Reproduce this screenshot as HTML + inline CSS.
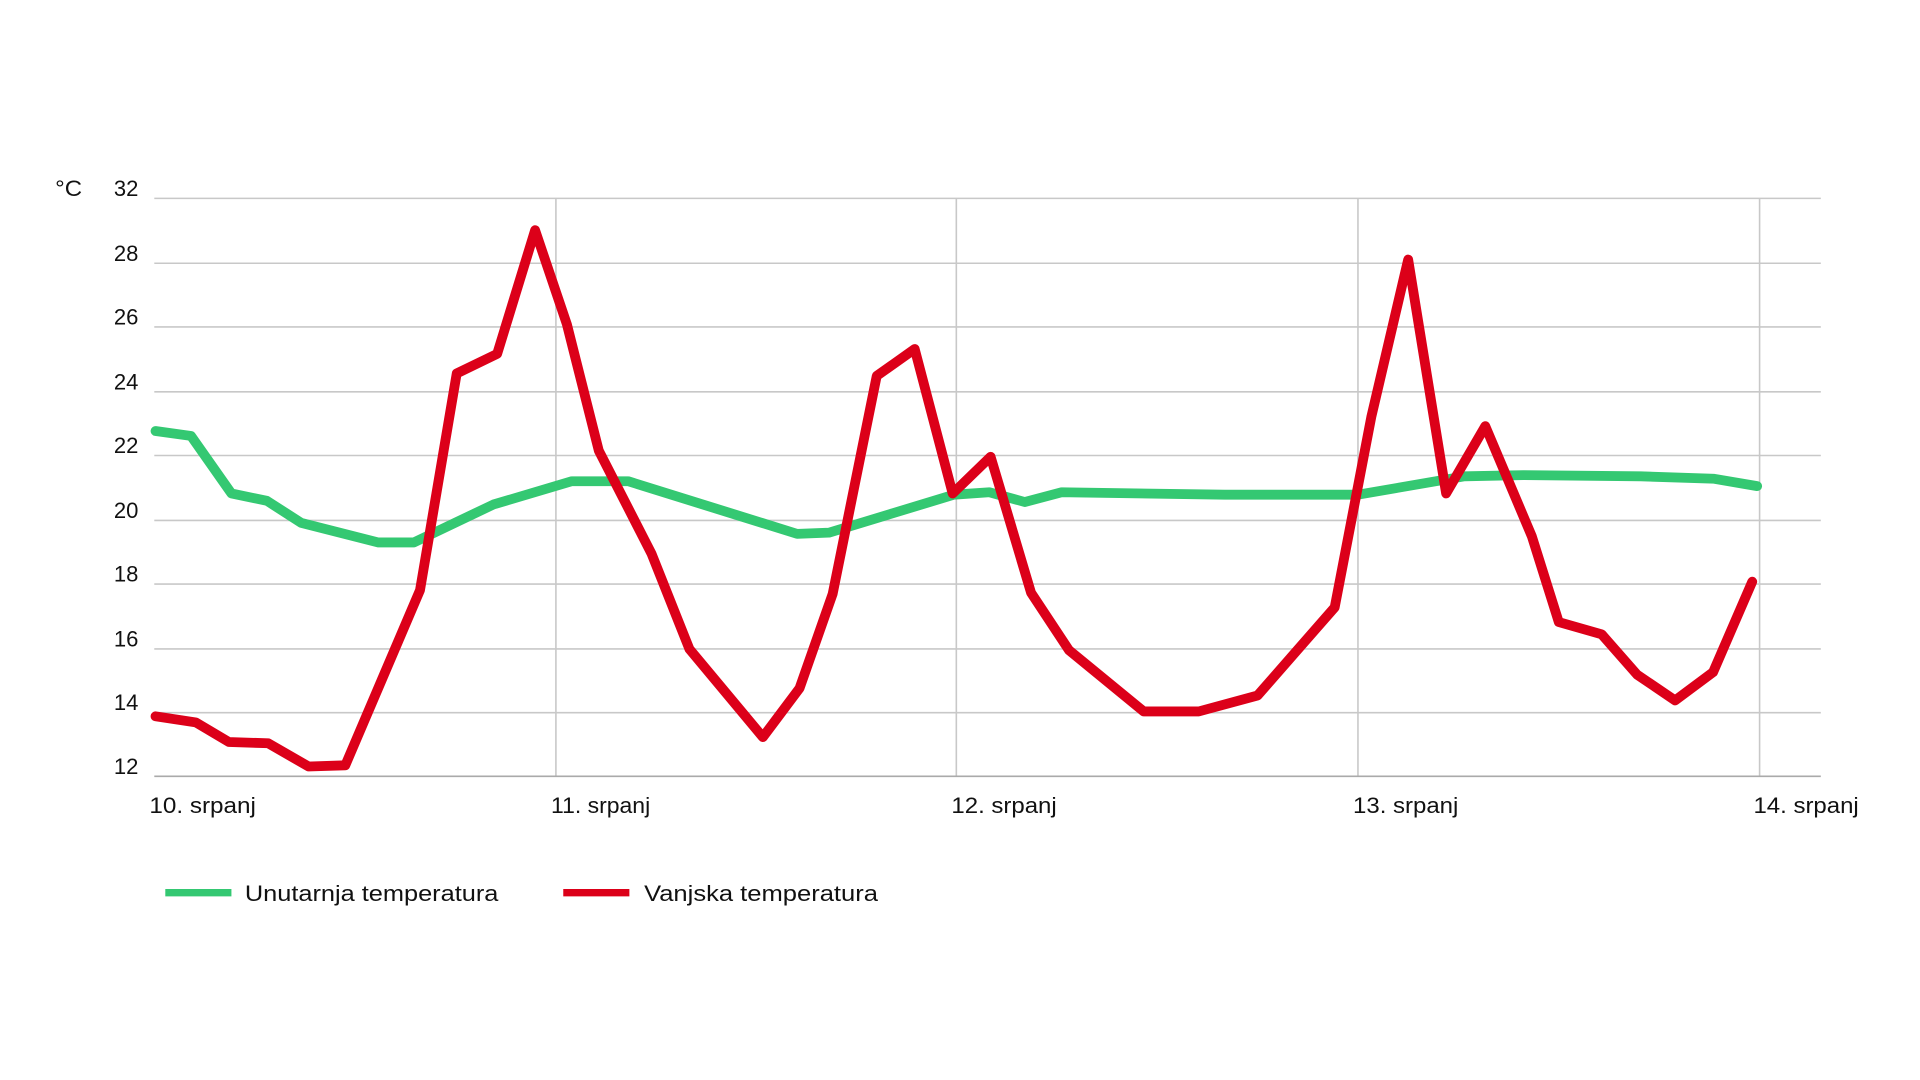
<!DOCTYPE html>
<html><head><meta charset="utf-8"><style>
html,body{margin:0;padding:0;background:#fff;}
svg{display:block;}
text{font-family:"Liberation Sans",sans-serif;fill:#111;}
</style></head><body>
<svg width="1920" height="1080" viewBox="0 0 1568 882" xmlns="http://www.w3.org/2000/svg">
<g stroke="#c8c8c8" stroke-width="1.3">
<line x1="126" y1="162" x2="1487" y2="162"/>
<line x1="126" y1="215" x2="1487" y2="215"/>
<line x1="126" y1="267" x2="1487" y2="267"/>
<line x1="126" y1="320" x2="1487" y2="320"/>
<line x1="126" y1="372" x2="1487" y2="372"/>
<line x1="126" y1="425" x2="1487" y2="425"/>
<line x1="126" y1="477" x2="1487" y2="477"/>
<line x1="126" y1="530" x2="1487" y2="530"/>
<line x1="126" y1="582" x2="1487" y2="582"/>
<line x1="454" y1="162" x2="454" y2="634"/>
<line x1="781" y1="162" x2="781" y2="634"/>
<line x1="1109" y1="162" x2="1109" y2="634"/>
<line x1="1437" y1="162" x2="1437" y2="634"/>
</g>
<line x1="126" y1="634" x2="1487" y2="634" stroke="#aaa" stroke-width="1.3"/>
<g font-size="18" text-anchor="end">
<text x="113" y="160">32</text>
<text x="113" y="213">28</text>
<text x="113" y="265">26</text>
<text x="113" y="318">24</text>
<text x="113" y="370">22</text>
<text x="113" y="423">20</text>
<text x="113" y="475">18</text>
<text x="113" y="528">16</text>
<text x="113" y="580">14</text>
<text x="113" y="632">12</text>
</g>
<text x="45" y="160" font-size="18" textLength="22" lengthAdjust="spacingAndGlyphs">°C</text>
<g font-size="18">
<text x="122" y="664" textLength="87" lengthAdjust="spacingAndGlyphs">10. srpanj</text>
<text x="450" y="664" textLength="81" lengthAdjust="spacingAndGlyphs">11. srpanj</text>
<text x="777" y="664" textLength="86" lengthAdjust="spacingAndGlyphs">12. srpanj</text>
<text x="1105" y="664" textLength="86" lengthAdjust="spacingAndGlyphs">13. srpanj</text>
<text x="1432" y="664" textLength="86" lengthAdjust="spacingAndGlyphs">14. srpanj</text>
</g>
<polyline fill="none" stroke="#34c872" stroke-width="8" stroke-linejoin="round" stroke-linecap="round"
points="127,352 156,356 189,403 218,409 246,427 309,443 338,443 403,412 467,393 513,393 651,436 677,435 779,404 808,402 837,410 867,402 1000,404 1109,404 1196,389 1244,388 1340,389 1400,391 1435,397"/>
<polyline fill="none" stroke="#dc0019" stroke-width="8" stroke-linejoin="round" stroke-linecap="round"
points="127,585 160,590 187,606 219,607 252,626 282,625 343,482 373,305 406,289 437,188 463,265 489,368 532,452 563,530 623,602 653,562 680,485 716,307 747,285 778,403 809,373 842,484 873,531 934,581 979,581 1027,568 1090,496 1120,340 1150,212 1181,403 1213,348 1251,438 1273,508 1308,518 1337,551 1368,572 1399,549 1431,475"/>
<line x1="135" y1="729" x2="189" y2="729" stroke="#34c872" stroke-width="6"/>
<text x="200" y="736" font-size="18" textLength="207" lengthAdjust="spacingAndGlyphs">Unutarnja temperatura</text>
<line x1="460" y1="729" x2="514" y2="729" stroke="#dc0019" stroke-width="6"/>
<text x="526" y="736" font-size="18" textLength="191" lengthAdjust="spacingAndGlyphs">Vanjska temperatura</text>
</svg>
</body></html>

...

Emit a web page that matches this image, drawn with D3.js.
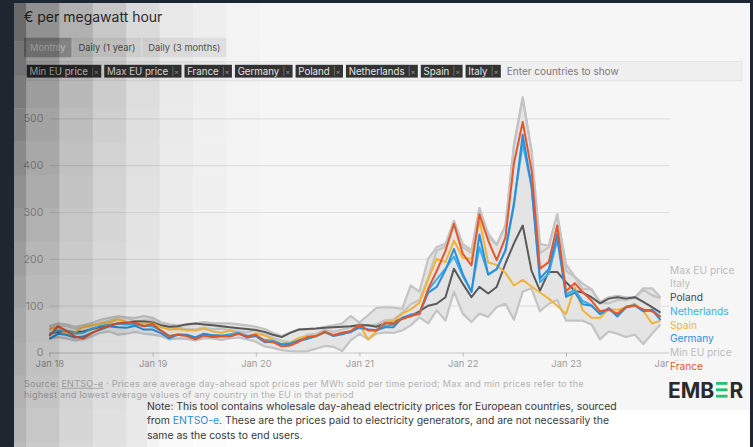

* [Task to carry out] Each line holding "this" must be found and copied.

* [Full response]
Reproduce this screenshot as HTML + inline CSS.
Emit a web page that matches this image, drawn with D3.js.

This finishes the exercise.